● **GOAL**:
Leave the pictures out, and output exactly the lines from the one containing "What matplotlib code" through the one containing "label_y = [16.3, 12.0, 1.6, 13.5, 1.6, 146, 13.9]".

— Start of RECORDS FOR THIS EXERCISE —

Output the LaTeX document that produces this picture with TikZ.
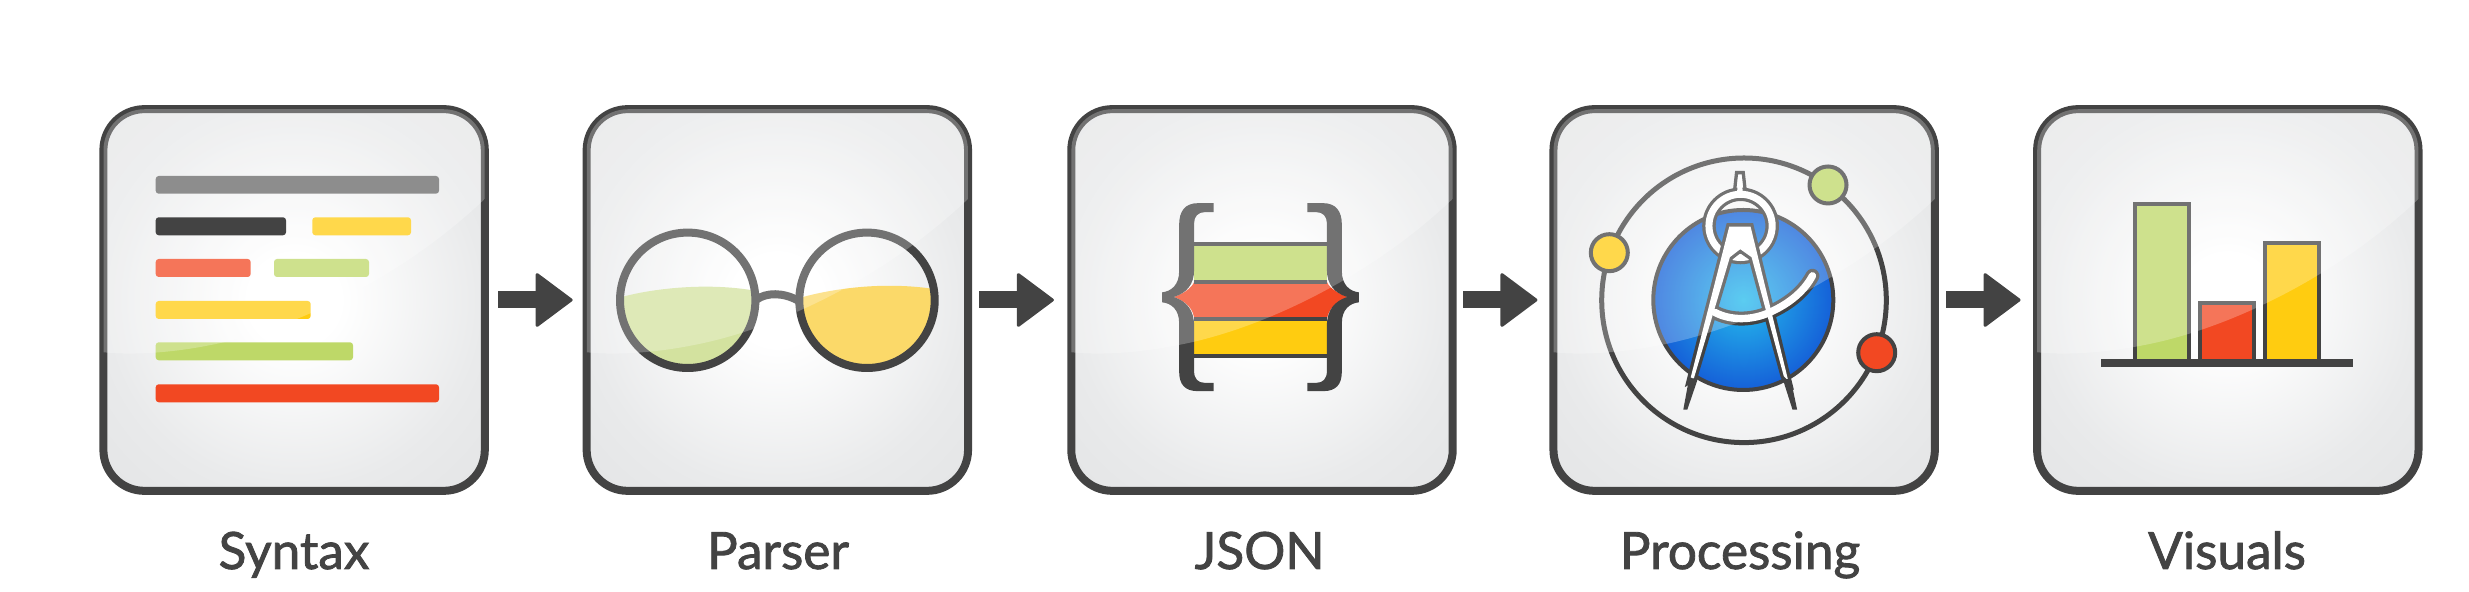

— End of RECORDS FOR THIS EXERCISE —
— Start of RECORDS FOR THIS EXERCISE —

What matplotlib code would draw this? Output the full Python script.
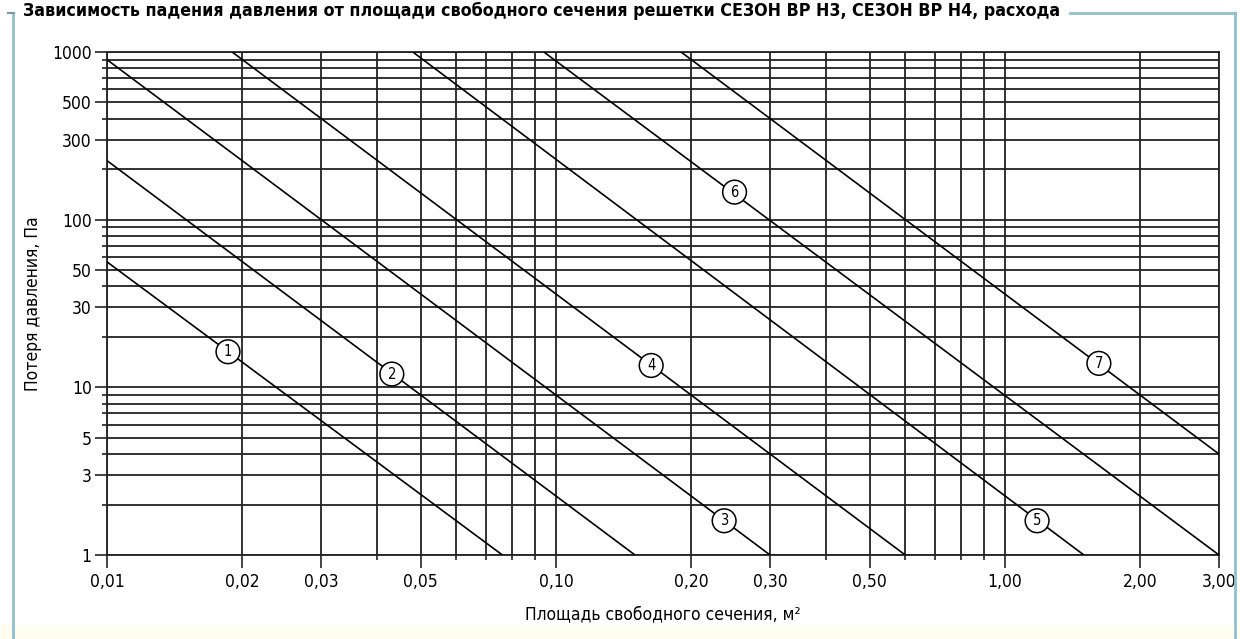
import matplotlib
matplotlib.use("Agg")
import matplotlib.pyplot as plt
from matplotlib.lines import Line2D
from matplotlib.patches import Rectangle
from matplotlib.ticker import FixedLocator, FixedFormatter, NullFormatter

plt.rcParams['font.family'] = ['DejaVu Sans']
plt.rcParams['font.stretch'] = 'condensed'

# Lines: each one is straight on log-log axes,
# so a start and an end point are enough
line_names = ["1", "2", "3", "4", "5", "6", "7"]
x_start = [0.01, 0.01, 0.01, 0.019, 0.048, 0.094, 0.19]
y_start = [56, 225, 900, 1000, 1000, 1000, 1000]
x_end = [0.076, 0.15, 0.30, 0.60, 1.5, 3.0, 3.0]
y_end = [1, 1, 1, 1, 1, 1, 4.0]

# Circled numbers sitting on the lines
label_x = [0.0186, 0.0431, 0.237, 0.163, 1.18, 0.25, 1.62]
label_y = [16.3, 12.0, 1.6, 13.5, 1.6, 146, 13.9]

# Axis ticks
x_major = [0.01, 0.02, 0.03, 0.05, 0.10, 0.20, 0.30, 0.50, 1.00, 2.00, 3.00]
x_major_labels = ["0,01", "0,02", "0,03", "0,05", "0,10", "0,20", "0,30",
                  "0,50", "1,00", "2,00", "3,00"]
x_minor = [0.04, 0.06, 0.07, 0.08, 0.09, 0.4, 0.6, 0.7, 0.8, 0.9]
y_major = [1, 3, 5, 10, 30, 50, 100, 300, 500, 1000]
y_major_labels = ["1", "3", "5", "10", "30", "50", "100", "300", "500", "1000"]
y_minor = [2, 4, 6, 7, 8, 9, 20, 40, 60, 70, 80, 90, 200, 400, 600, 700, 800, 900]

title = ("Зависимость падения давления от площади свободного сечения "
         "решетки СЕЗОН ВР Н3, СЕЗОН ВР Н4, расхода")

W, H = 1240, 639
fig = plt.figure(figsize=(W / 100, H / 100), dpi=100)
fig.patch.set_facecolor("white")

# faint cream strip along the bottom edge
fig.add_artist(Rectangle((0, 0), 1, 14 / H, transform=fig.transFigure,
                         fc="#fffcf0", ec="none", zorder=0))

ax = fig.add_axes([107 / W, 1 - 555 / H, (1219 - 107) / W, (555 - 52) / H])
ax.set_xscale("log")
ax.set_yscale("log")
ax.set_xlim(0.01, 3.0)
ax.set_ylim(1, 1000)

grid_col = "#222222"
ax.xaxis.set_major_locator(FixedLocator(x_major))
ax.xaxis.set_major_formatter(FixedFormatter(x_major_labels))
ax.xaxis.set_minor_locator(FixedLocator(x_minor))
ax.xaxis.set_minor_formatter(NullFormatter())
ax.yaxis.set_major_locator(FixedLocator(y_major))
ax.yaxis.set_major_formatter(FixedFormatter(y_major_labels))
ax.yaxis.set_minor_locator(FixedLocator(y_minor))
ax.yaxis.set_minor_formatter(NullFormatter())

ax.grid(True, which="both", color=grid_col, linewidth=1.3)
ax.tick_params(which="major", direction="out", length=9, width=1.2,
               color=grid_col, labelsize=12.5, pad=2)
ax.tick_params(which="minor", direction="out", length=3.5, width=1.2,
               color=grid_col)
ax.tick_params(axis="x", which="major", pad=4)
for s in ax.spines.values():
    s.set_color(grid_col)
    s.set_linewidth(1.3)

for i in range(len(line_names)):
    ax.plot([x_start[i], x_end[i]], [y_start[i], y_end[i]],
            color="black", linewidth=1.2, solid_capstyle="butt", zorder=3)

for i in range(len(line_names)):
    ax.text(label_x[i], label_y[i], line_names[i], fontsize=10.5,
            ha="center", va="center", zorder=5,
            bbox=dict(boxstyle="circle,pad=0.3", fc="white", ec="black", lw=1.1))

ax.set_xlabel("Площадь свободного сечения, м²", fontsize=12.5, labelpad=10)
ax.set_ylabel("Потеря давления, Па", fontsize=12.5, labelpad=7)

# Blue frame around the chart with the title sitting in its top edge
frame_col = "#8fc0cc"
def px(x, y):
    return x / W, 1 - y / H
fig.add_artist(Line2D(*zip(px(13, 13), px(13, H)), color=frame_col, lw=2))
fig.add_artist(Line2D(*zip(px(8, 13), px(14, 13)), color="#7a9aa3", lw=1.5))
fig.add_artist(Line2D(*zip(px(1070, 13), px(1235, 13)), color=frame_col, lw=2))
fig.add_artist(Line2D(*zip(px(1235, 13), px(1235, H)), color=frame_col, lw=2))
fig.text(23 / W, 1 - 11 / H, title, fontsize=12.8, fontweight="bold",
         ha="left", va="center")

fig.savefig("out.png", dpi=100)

— End of RECORDS FOR THIS EXERCISE —

● **EXERCISE RESPONSE**:
What matplotlib code would draw this? Output the full Python script.
import matplotlib
matplotlib.use("Agg")
import matplotlib.pyplot as plt
from matplotlib.lines import Line2D
from matplotlib.patches import Rectangle
from matplotlib.ticker import FixedLocator, FixedFormatter, NullFormatter

plt.rcParams['font.family'] = ['DejaVu Sans']
plt.rcParams['font.stretch'] = 'condensed'

# Lines: each one is straight on log-log axes,
# so a start and an end point are enough
line_names = ["1", "2", "3", "4", "5", "6", "7"]
x_start = [0.01, 0.01, 0.01, 0.019, 0.048, 0.094, 0.19]
y_start = [56, 225, 900, 1000, 1000, 1000, 1000]
x_end = [0.076, 0.15, 0.30, 0.60, 1.5, 3.0, 3.0]
y_end = [1, 1, 1, 1, 1, 1, 4.0]

# Circled numbers sitting on the lines
label_x = [0.0186, 0.0431, 0.237, 0.163, 1.18, 0.25, 1.62]
label_y = [16.3, 12.0, 1.6, 13.5, 1.6, 146, 13.9]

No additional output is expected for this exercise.